What Do You Know?

For the past few months, I’ve been reading stories about German companies making reparation payments to the people they used as slave laborers during World War II.

About 10 million people were forced to work in Nazi-era factories, often under deplorable conditions. The list of corporations which used slave labor reads like a German Fortune 500: Daimler-Benz, Volkswagen, Opel – a subsidiary of General Motors, even then – BMW, Siemans, Krupp, IG Farben and its subsidiaries Hoechst, BASF and Bayer – that’s right, the aspirin people. Much of this was financed and managed by Deutsche and Dresdener Banks.

This discussion about reparations is part of widening circle of responsibility for what happened during the Nazi era. It’s easy, and perhaps comforting, to say, “Hitler was a madman,” but madmen like Hitler don’t appear in a vacuum. Nazism occurred in a context and that context was very profitable for many German corporations.

At the same time, people are asking, “What did the average German citizen know about all this?” It’s a good question. What should the average citizen have known? Does a citizen have a moral or ethical obligation to find out what his or her government is doing? Are you liable for what your government does? Are you liable for your ignorance?

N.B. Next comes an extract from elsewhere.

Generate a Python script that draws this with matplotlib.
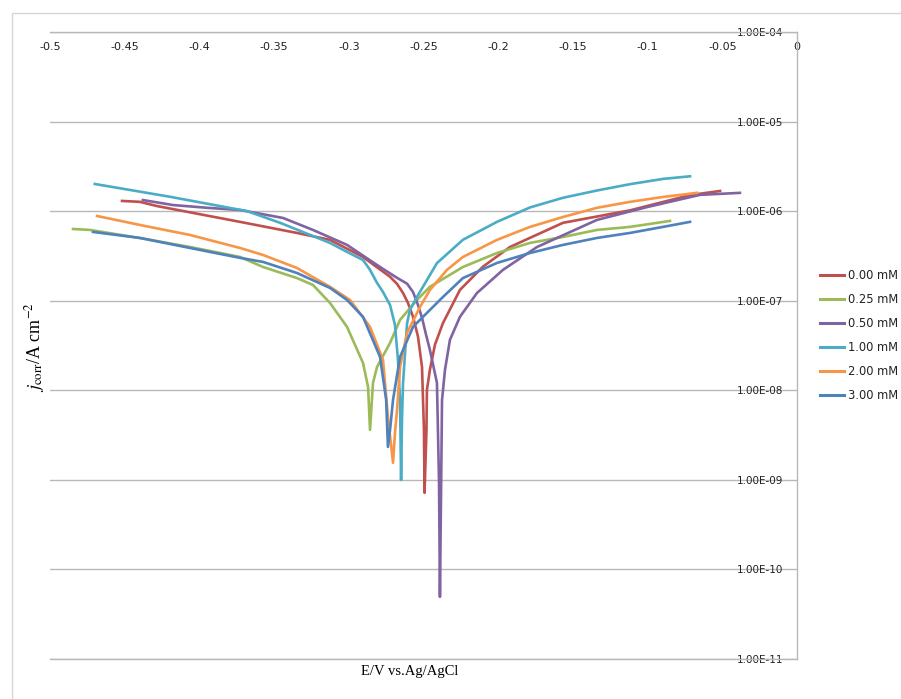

High-ranking military officers and government officials of the Third Reich were tried in Nuremberg in 1946. Only now, 55 years after the end of the war, are we getting around to asking questions about complicity of corporations and culpability of citizens. Why is that?

Aside from being the central event of the 20th century, World War II brought into being many of the patterns of the modern era. In one case, the Nazi government made industry a partner in war crime – “privatization of war crime” you might call it. Industry seems to have gotten the better end of the partnership; the government was destroyed, its leaders were executed. The corporations got a free ride for 50 years and then walked away with nothing but a financial settlement.

So what do you know about the worst excesses of your government? I’m sure it was easy for Americans, returning home from the war in Europe in 1946 to feel superior to the vanquished Germans, but how many returned a land of Jim Crow laws and segregation? And how many felt personally responsible for it?

Today, national governments, working alone or in concert through the WTO, the IMF and the World Bank are the great privatizers of human rights abuses. Oh, the window dressing is more attractive and there’s not as much goose-stepping. Now much of the dirty work of repression is carried out by client nations in the southern hemisphere, so there’s another level of insulation for the corporate partners. It will be at least 50 years before any reparations are paid, if ever.

The survivors of Nazi-era forced labor will get between four and five billion dollars. Four to five billion dollars for the slave labor of 10 million people. Works out to something less than $500 per person. It’s far too little and far too late.

So what about you? What do you know about your government? What are you morally obligated to know?